At a time when the NFL and NFL Players Association can’t agree on much when it comes to the Tom Brady suspension and ensuing litigation, it shouldn’t surprise anyone that they also disagree on the specific degree of involvement the league concluded that Brady had in the alleged scheme to deflate footballs.
The NFLPA’s 15-page brief aimed at overturning the suspension explains that Brady’s suspension arises from the quarterback being “generally aware” of the actions of two members of New England’s equipment staff.

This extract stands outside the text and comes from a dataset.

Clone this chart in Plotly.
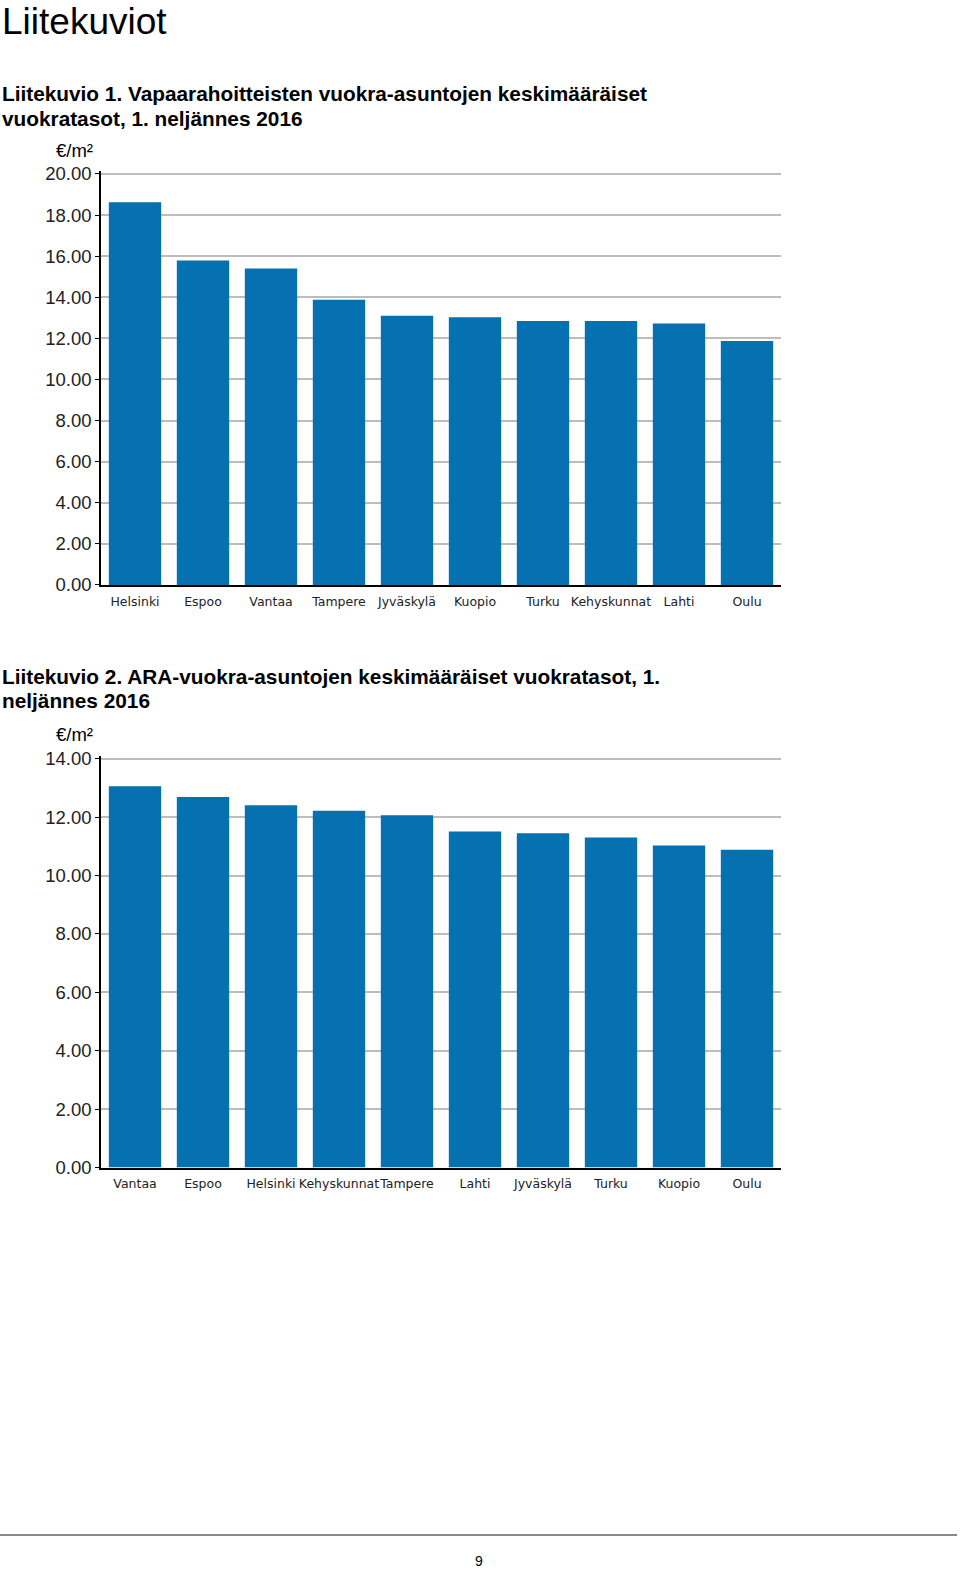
import plotly.graph_objects as go

W, H = 960, 1572

# Chart 1 data
cities1 = ["Helsinki", "Espoo", "Vantaa", "Tampere", "Jyväskylä", "Kuopio",
           "Turku", "Kehyskunnat", "Lahti", "Oulu"]
rent1 = [18.63, 15.79, 15.40, 13.88, 13.10, 13.03, 12.85, 12.85, 12.72, 11.87]

# Chart 2 data
cities2 = ["Vantaa", "Espoo", "Helsinki", "Kehyskunnat", "Tampere", "Lahti",
           "Jyväskylä", "Turku", "Kuopio", "Oulu"]
rent2 = [13.06, 12.69, 12.41, 12.22, 12.06, 11.51, 11.45, 11.30, 11.03, 10.88]

ticks1 = [0, 2, 4, 6, 8, 10, 12, 14, 16, 18, 20]
ticks2 = [0, 2, 4, 6, 8, 10, 12, 14]

BAR = "#0571b0"
GRID = "#bdbdbd"

def px_x(p):
    return p / W

def px_y(p):
    return 1 - p / H

fig = go.Figure()
fig.add_trace(go.Bar(x=cities1, y=rent1, marker=dict(color=BAR, line=dict(width=0)),
                     xaxis="x", yaxis="y", showlegend=False))
fig.add_trace(go.Bar(x=cities2, y=rent2, marker=dict(color=BAR, line=dict(width=0)),
                     xaxis="x2", yaxis="y2", showlegend=False))

xdom = [px_x(101), px_x(781)]
ytick_font = dict(family="Liberation Sans", size=18.5, color="#222")
xtick_font = dict(family="DejaVu Sans", size=12.5, color="#222")

common_x = dict(showgrid=False, showline=True, linecolor="black", linewidth=1.5,
                ticks="", tickangle=0, tickfont=xtick_font, fixedrange=True,
                ticklabelstandoff=4, automargin=False)
common_y = dict(showgrid=True, gridcolor=GRID, gridwidth=1.5, showline=True,
                linecolor="black", linewidth=1.5, ticks="outside", ticklen=4,
                tickcolor="black", tickfont=ytick_font, tickformat=".2f",
                ticklabelstandoff=0, zeroline=False, fixedrange=True,
                automargin=False)

# slight headroom so the top gridline is drawn
top1, top2 = 20.15, 14.1
fig.update_layout(
    width=W, height=H,
    margin=dict(l=0, r=0, t=0, b=0, pad=0, autoexpand=False),
    paper_bgcolor="white", plot_bgcolor="white",
    bargap=0.23,
    xaxis=dict(domain=xdom, anchor="y", **common_x),
    yaxis=dict(domain=[px_y(585), px_y(585 - top1 * 20.55)], anchor="x",
               range=[0, top1], tickvals=ticks1, **common_y),
    xaxis2=dict(domain=xdom, anchor="y2", **common_x),
    yaxis2=dict(domain=[px_y(1167.5), px_y(1167.5 - top2 * 29.2)], anchor="x2",
                range=[0, top2], tickvals=ticks2, **common_y),
)

def txt(text, x, y, size, bold=False, xanchor="left", yanchor="middle",
        family="Liberation Sans"):
    fig.add_annotation(text=f"<b>{text}</b>" if bold else text,
                       x=px_x(x), y=px_y(y), xref="paper", yref="paper",
                       xanchor=xanchor, yanchor=yanchor, showarrow=False,
                       borderpad=0,
                       font=dict(family=family, size=size, color="black"))

txt("Liitekuviot", 1, 0, 37, yanchor="top")
txt("Liitekuvio 1. Vapaarahoitteisten vuokra-asuntojen keskimääräiset", 1, 93, 20.8, bold=True)
txt("vuokratasot, 1. neljännes 2016", 1, 118, 20.8, bold=True)
txt("€/m²", 74, 151, 18.5, xanchor="center")

txt("Liitekuvio 2. ARA-vuokra-asuntojen keskimääräiset vuokratasot, 1.", 1, 676, 20.8, bold=True)
txt("neljännes 2016", 1, 701, 20.8, bold=True)
txt("€/m²", 74, 734, 18.5, xanchor="center")

fig.add_shape(type="line", xref="paper", yref="paper",
              x0=0, x1=px_x(957), y0=px_y(1535), y1=px_y(1535),
              line=dict(color="#888888", width=2))
txt("9", 479, 1561, 14, xanchor="center")

fig.write_html("out.html", config={"displayModeBar": False},
               post_script="document.body.style.margin='0';document.body.style.overflow='hidden';")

The union argues that “no NFL policy or precedent provided notice that a player could be subject to discipline for general awareness of another person’s alleged misconduct.”
The NFL’s 15-page submission explains the behavior much differently, claiming that Brady “‘knew about, approved of, consented to, and provided inducements’ in support of a scheme to tamper with the game balls used in the AFC Championship Game.”
The dispute as to Brady’s conduct isn’t surprising, because the NFL has used both characterizations over the past three months. The Ted Wells Report finds that Brady was “at least generally aware” of the alleged deflation activities. The letter from executive V.P. of football operations Troy Vincent to Brady communicating the four-game suspension uses the same language of the report in justifying the punishment.
But the language changed in the ruling on appeal, made much stronger and more forceful by Commissioner Roger Goodell than the terms used by Wells and adopted by Vincent: “In short, available electronic evidence, coupled with information compiled in the investigators’ interviews, leads me to conclude that Mr. Brady knew about, approved of, consented to, and provided inducements and rewards in support of a scheme by which, with Mr. Jastremski’s support, Mr. McNally tampered with the game balls.”
As noted back in May, the Commissioner’s openly-stated quest for “new information” during the Brady appeal made for a confusing appeal process, because most appeals proceed based only on the record of evidence and information that led to the decision that is being appealed.
“I look forward to hearing directly from Tom. If there is new information or there’s information in helping us get this right, I want to hear directly from Tom on that,” Goodell had said in May, creating the impression that, to the extent the extensive record of evidence developed by Wells and relied upon by Vincent would be expanded, it would be expanded only for the potential benefit of Brady.
Instead, the “new information” came only from the notion that Brady’s refusal to surrender his cell phone at some point became an inability to easily obtain (but not an impossibility to reconstruct) the text messages on the phone he was using the relevant time period. The ensuing mischaracterization that Brady had expunged completely the opportunity to determine whether he said anything incriminating via text coupled with the mischaracterization of his testimony regarding conversations with John Jastremski somehow became an elevation of “generally aware” to “knew about, approved of, consented to, and provided inducements and rewards in support of a scheme” to deflate footballs.
That’s not how most appeals work. Most appeals affirm the decision made below, reverse it, or vacate it and send it back for further proceedings. (If the “destroyed” cellphone was as big of a deal as the NFL made it out to be in the appeal ruling, that’s precisely what should have happened, with a directive to possibly enhance the discipline imposed on Brady.) In this case, the outcome remained the same but the language became stronger for one apparent reason: To make the suspension better suited to survive in court.
Although the NFLPA has yet to attack this specific point because the NFLPA continues to rely on the “generally aware” language from the Wells report and the Vincent letter, it’s safe to say that, in three days before Judge Richard M. Berman, there will be plenty of discussion about how and why the description of Brady’s misconduct changed so dramatically.